Этот неожиданный для меня разговор возник, что называется, на ходу: Воронский вышел из кабинета в шляпе и красивом черно-белом шелковом кашне, явно собираясь куда-то уходить. Считая неудобным задерживать его, я только сказала, что дело не в «перегородках», а в том, «кто с кем» и что идейно отстаивает. Для меня лично этот вопрос — с кем быть и что отстаивать — первостепенно важен.
Слова мои были достаточно решительны, но Воронский все-таки заметил, что я огорчена разговором. Мне помнилось его доброе отношение, внимание к моей работе, его всегда впечатляющие советы. Но эти его высказывания, казалось мне, были в непримиримом противоречии с жизнью.
— Ну ладно, ладно… — уже добродушно проворчал он, смешно надувая бледноватые толстые губы. — Вы молоды, и всем вам хочется «драться»… не стоит об этом спорить, в конце концов!
После рукопожатия он добавил:
— Будет что новенькое — шлите!
Но ничего новенького я уже больше не печатала в «Красной нови» и с Воронским больше не беседовала, хотя на литературных собраниях 20-х и 30-х годов он с неизменным доброжелательством здоровался со мной. Он был старым большевиком, представителем поколения наших духовных отцов, к которому мы, молодежь, относились с огромным уважением. Но тем резче проявлялись его ошибки. Вспомнить только, как он поднимал все написанное Б. Пильняком, объявляя его «сложным» и даже большим писателем. А вспомнить, как Пильняк раскланивался перед всяческими тонкостями капиталистической культуры и быта, как подробно описывал все способы убивать время скучающими леди, джентльменами и плюющими на весь свет нахальными дельцами. Зато голодную и тяжкую жизнь после многих навязанных нам извне бед он показывал как дикую метель, как темь и дичь деревень XVII века. Пильняк не только искаженно-уродливо рисовал революционные перемены и социалистическое строительство, но с той же издевкой поражал читателя «открытием», как «пахнет революция», — и, понятно, было совершенно невозможно перевести пильняковские сравнения на живой и нормальный человеческий язык.
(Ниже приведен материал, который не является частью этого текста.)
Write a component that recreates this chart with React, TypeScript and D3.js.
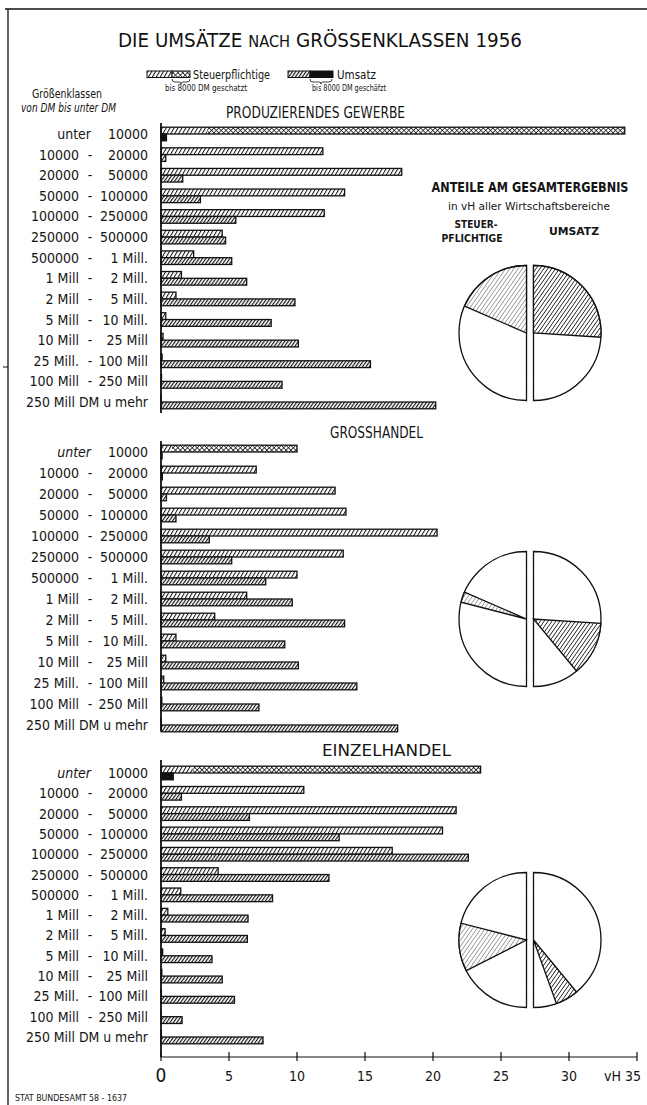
import React from 'react'
import * as d3 from 'd3'

// Größenklassen (von / bis unter)
const klasseVon = ['unter', '10000', '20000', '50000', '100000', '250000', '500000', '1 Mill', '2 Mill', '5 Mill', '10 Mill', '25 Mill.', '100 Mill', '250 Mill DM u mehr']
const klasseBis = ['10000', '20000', '50000', '100000', '250000', '500000', '1 Mill.', '2 Mill.', '5 Mill.', '10 Mill.', '25 Mill', '100 Mill', '250 Mill', '']

const bereiche = ['PRODUZIERENDES GEWERBE', 'GROSSHANDEL', 'EINZELHANDEL']

// vH der Steuerpflichtigen / des Umsatzes je Größenklasse
const steuerProd = [34.1, 11.9, 17.7, 13.5, 12.0, 4.5, 2.4, 1.5, 1.1, 0.35, 0.15, 0.08, 0.04, 0.02]
const umsatzProd = [0.4, 0.35, 1.6, 2.9, 5.5, 4.75, 5.2, 6.3, 9.85, 8.1, 10.1, 15.4, 8.9, 20.2]
const steuerGross = [10.0, 7.0, 12.8, 13.6, 20.3, 13.4, 10.0, 6.3, 3.95, 1.1, 0.35, 0.2, 0.06, 0.02]
const umsatzGross = [0.08, 0.1, 0.4, 1.1, 3.55, 5.2, 7.7, 9.65, 13.5, 9.1, 10.1, 14.4, 7.2, 17.4]
const steuerEinzel = [23.5, 10.5, 21.7, 20.7, 17.0, 4.2, 1.45, 0.5, 0.3, 0.12, 0.06, 0.03, 0.01, 0.01]
const umsatzEinzel = [0.9, 1.5, 6.5, 13.1, 22.6, 12.35, 8.2, 6.4, 6.35, 3.75, 4.5, 5.4, 1.55, 7.5]

// ab hier geschätzt (bis 8000 DM), nur erste Klasse
const geschaetztAb = [3.4, 0.8, 2.3]

// Anteile am Gesamtergebnis in vH aller Wirtschaftsbereiche
const anteilSteuer = [37, 5, 23]
const anteilUmsatz = [52, 26, 11]

const xTicks = [0, 5, 10, 15, 20, 25, 30, 35]

const W = 647
const H = 1105
const font = "'DejaVu Sans Condensed', 'DejaVu Sans', sans-serif"

const x = d3.scaleLinear().domain([0, 35]).range([161, 637])

const panels = [
  { steuer: steuerProd, umsatz: umsatzProd, rows: [134, 402], axis: [123, 413], titleX: 226, titleY: 118, titleW: 179, pieY: 333 },
  { steuer: steuerGross, umsatz: umsatzGross, rows: [452, 725], axis: [441, 731], titleX: 330, titleY: 438, titleW: 93, pieY: 619 },
  { steuer: steuerEinzel, umsatz: umsatzEinzel, rows: [773, 1037], axis: [760, 1057], titleX: 322, titleY: 756, titleW: 129, pieY: 940 },
]

const barH = 6.8
const pieR = 67.5
const arc = d3.arc<any>().innerRadius(0).outerRadius(pieR)

const T = ({ x, y, w, size, anchor = 'start', weight = 'normal', style = 'normal', children }: any) => (
  <text
    x={x}
    y={y}
    fontSize={size}
    fontWeight={weight}
    fontStyle={style}
    textAnchor={anchor}
    textLength={w}
    lengthAdjust={w ? 'spacingAndGlyphs' : undefined}
    fill="#151515"
  >
    {children}
  </text>
)

const Panel = ({ p, i }: any) => {
  const y = d3.scalePoint<number>().domain(d3.range(klasseVon.length)).range(p.rows)
  const rest = (a: number[]) => 100 - d3.sum(a)
  const leftPie = d3.pie<number>().sort(null).value((d) => d).startAngle(0).endAngle(-Math.PI)
  const rightPie = d3.pie<number>().sort(null).value((d) => d).startAngle(0).endAngle(Math.PI)
  const lArcs = leftPie([...anteilSteuer, rest(anteilSteuer)])
  const rArcs = rightPie([...anteilUmsatz, rest(anteilUmsatz)])
  const lx = 526.5
  const rx = 533.5
  const fs = 14

  return (
    <g>
      <T x={p.titleX} y={p.titleY} w={p.titleW} size={15.5} weight={500}>{bereiche[i]}</T>

      {/* labels */}
      {klasseVon.map((von, k) => {
        const cy = y(k)! + 5
        if (k === klasseVon.length - 1)
          return <T key={k} x={148} y={cy} w={122} size={fs} anchor="end">{von}</T>
        return (
          <g key={k}>
            <T x={k === 0 ? 91 : 79} y={cy} size={fs} anchor="end" style={k === 0 && i > 0 ? 'italic' : 'normal'}>{von}</T>
            {k > 0 && <T x={90} y={cy} size={fs} anchor="middle">-</T>}
            <T x={148} y={cy} size={fs} anchor="end">{klasseBis[k]}</T>
          </g>
        )
      })}

      {/* bars */}
      {p.steuer.map((v: number, k: number) => {
        const cy = y(k)!
        const u = p.umsatz[k]
        return (
          <g key={k} stroke="#111" strokeWidth={1.3}>
            {k === 0 ? (
              <g>
                <rect x={x(0)} y={cy - barH} width={x(geschaetztAb[i]) - x(0)} height={barH} fill="url(#steuer)" stroke="none" />
                <rect x={x(geschaetztAb[i])} y={cy - barH} width={x(v) - x(geschaetztAb[i])} height={barH} fill="url(#kreuz)" stroke="none" />
                <rect x={x(0)} y={cy - barH} width={x(v) - x(0)} height={barH} fill="none" />
                <rect x={x(0)} y={cy} width={Math.max(x(u) - x(0), 1)} height={barH} fill="#111" />
              </g>
            ) : (
              <g>
                <rect x={x(0)} y={cy - barH} width={x(v) - x(0)} height={barH} fill="url(#steuer)" />
                <rect x={x(0)} y={cy} width={x(u) - x(0)} height={barH} fill="url(#umsatz)" />
              </g>
            )}
          </g>
        )
      })}

      <line x1={x(0)} x2={x(0)} y1={p.axis[0]} y2={p.axis[1]} stroke="#111" strokeWidth={1.8} />

      {/* pies */}
      <g transform={`translate(${lx},${p.pieY})`} stroke="#111" strokeWidth={1.3}>
        <path d={arc({ startAngle: 0, endAngle: -Math.PI })!} fill="#fff" />
        <path d={arc(lArcs[i])!} fill="url(#pieLight)" />
      </g>
      <g transform={`translate(${rx},${p.pieY})`} stroke="#111" strokeWidth={1.3}>
        <path d={arc({ startAngle: 0, endAngle: Math.PI })!} fill="#fff" />
        <path d={arc(rArcs[i])!} fill="url(#pieDark)" />
      </g>
    </g>
  )
}

const App = () => {
  const axisY = 1057
  return (
    <svg width={W} height={H} style={{ position: 'absolute', left: 0, top: 0, background: '#fff' }} fontFamily={font}>
      <defs>
        <pattern id="steuer" patternUnits="userSpaceOnUse" width={3.4} height={3.4} patternTransform="rotate(30)">
          <rect width={3.4} height={3.4} fill="#fff" />
          <line x1={0} y1={0} x2={0} y2={3.4} stroke="#111" strokeWidth={2.0} />
        </pattern>
        <pattern id="umsatz" patternUnits="userSpaceOnUse" width={2.8} height={2.8} patternTransform="rotate(35)">
          <rect width={2.8} height={2.8} fill="#fff" />
          <line x1={0} y1={0} x2={0} y2={2.8} stroke="#111" strokeWidth={2.3} />
        </pattern>
        <pattern id="kreuz" patternUnits="userSpaceOnUse" width={3.4} height={3.4} patternTransform="rotate(45)">
          <rect width={3.4} height={3.4} fill="#fff" />
          <line x1={0} y1={0} x2={0} y2={3.4} stroke="#111" strokeWidth={1.5} />
          <line x1={0} y1={0} x2={3.4} y2={0} stroke="#111" strokeWidth={1.5} />
        </pattern>
        <pattern id="pieLight" patternUnits="userSpaceOnUse" width={3.4} height={3.4} patternTransform="rotate(35)">
          <rect width={3.4} height={3.4} fill="#fff" />
          <line x1={0} y1={0} x2={0} y2={3.4} stroke="#222" strokeWidth={0.8} />
        </pattern>
        <pattern id="pieDark" patternUnits="userSpaceOnUse" width={3.2} height={3.2} patternTransform="rotate(35)">
          <rect width={3.2} height={3.2} fill="#fff" />
          <line x1={0} y1={0} x2={0} y2={3.2} stroke="#111" strokeWidth={1.5} />
        </pattern>
      </defs>

      {/* frame */}
      <line x1={8} x2={8} y1={9} y2={H} stroke="#111" strokeWidth={1.3} />
      <line x1={5} x2={W} y1={9} y2={9} stroke="#111" strokeWidth={1.3} />
      <line x1={3} x2={8} y1={367} y2={367} stroke="#111" strokeWidth={1} />

      {/* title */}
      <text x={118} y={47} fontSize={20} textLength={404} lengthAdjust="spacingAndGlyphs" fill="#111" fontWeight={500}>
        DIE UMSÄTZE <tspan fontSize={16}>NACH</tspan> GRÖSSENKLASSEN 1956
      </text>

      {/* legend */}
      <g stroke="#111" strokeWidth={1}>
        <rect x={147} y={71} width={25} height={6.5} fill="url(#steuer)" />
        <rect x={172} y={71} width={18} height={6.5} fill="url(#kreuz)" />
        <rect x={288} y={71} width={22} height={6.5} fill="url(#umsatz)" />
        <rect x={310} y={71} width={23} height={6.5} fill="#111" />
        <path d="M172,79 q0,3 3,3 h4 q2,0 2,2 q0,-2 2,-2 h4 q3,0 3,-3" fill="none" strokeWidth={0.8} />
        <path d="M310,79 q0,3 3,3 h6 q2,0 2,2 q0,-2 2,-2 h6 q3,0 3,-3" fill="none" strokeWidth={0.8} />
      </g>
      <T x={193} y={79} w={77} size={13}>Steuerpflichtige</T>
      <T x={165} y={91} w={82} size={9.5}>bis 8000 DM geschatzt</T>
      <T x={337} y={79} w={39} size={13}>Umsatz</T>
      <T x={312} y={91} w={74} size={9}>bis 8000 DM geschäfzt</T>

      <T x={32} y={98} w={70} size={13}>Größenklassen</T>
      <T x={21} y={112} w={95} size={11.5} style="italic">von   DM bis unter   DM</T>

      {/* pie header */}
      <T x={530} y={192} w={197} size={13.5} anchor="middle" weight="bold">ANTEILE AM GESAMTERGEBNIS</T>
      <T x={529} y={210} w={162} size={11} anchor="middle">in vH aller Wirtschaftsbereiche</T>
      <T x={476} y={228} w={43} size={11} anchor="middle" weight="bold">STEUER-</T>
      <T x={472} y={242} w={61} size={11} anchor="middle" weight="bold">PFLICHTIGE</T>
      <T x={574} y={235} w={50} size={11} anchor="middle" weight="bold">UMSATZ</T>

      {panels.map((p, i) => (
        <Panel key={i} p={p} i={i} />
      ))}

      {/* x axis */}
      <line x1={x(0)} x2={x(35)} y1={axisY} y2={axisY} stroke="#111" strokeWidth={1.2} />
      {xTicks.map((t) => (
        <g key={t}>
          <line x1={x(t)} x2={x(t)} y1={axisY - 5} y2={axisY + 4} stroke="#111" strokeWidth={1.2} />
          {t === 0 ? (
            <T x={x(t)} y={1082} size={19} anchor="middle">0</T>
          ) : t === 35 ? (
            <T x={641} y={1081} size={14} anchor="end">vH 35</T>
          ) : (
            <T x={x(t)} y={1081} size={14} anchor="middle">{t}</T>
          )}
        </g>
      ))}

      <T x={15} y={1101} w={112} size={8}>STAT BUNDESAMT  58 - 1637</T>
    </svg>
  )
}

export default App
Юрий Николаевич все это отлично помнил, как помнил и всю страсть возмущения в высказываниях множества писателей о ряде пильняковских книг.
— Ты прочтешь в моих воспоминаниях, в чем была главная драма Воронского, — сказал Либединский. — Все его ошибки шли от одной главной: он начисто отрицал пролетарскую литературу. Вот послушай…
И он прочел вслух:
— «Мы же справедливо возражали, что при тогдашнем состоянии советского общества, в котором существовало разделение на классы и шла классовая борьба, не могла не возникнуть пролетарская литература, так же как и литература, отражавшая взгляды других существующих в обществе классов. В особенности это должно было относиться именно к произведениям, выражавшим взгляды пролетариата, класса, в жестокой борьбе утверждающего свою диктатуру, класса, поднявшегося до уровня коммунистической сознательности. Воронский оспаривал неизбежность и закономерность возникновения пролетарской литературы и этим совершал большую политическую ошибку. Каждый новый день литературы подтверждал наличие классовой борьбы в литературе и формирование в ней полярных друг другу классовых течений».
Да, марксистское понимание и анализ у подлинно образованного марксиста должны распространяться на все стороны жизни. Нельзя быть марксистом в политике и объективистом в искусстве, — задумчиво продолжал Юрий Николаевич и вдруг, быстро сменив настроенность речи, насмешливо покачал седой головой: — Конечно, мы часто бывали задирами… от сознания собственной непререкаемой марксистской правоты. Мы считали, что каждый должен идти к высотам марксистско-ленинского познания только так и только тем путем, как мы шли… И вот когда нас, руководителей пролетарской литературы, уже «заносило» в сторону от этого широкого движения всей советской художественной интеллигенции, мы все-таки сумели понять одну опасность, которая угрожала решительно всем отрядам советской литературы.
— Литфронт?
— Конечно, я о нем и говорю. Сейчас, на старости лет, мне даже приятно вспомнить, как и я разоблачал крикливые, левацко-вульгаризаторские «тезисы» Литфронта. Если бы тогда удалось ему подольше пошуметь да покричать, много бы дров он наломал, многих талантливых людей обидел бы, сбил бы с толку. Но… — Юрий Николаевич с той же иронической улыбкой развел руками. — Но дальше мы нужных выводов для себя не сделали… и на этом последнем нашем деле, полезном для всей советской литературы, так и застыли… и, понятно, все больше становились тормозом в развитии всей советской литературы.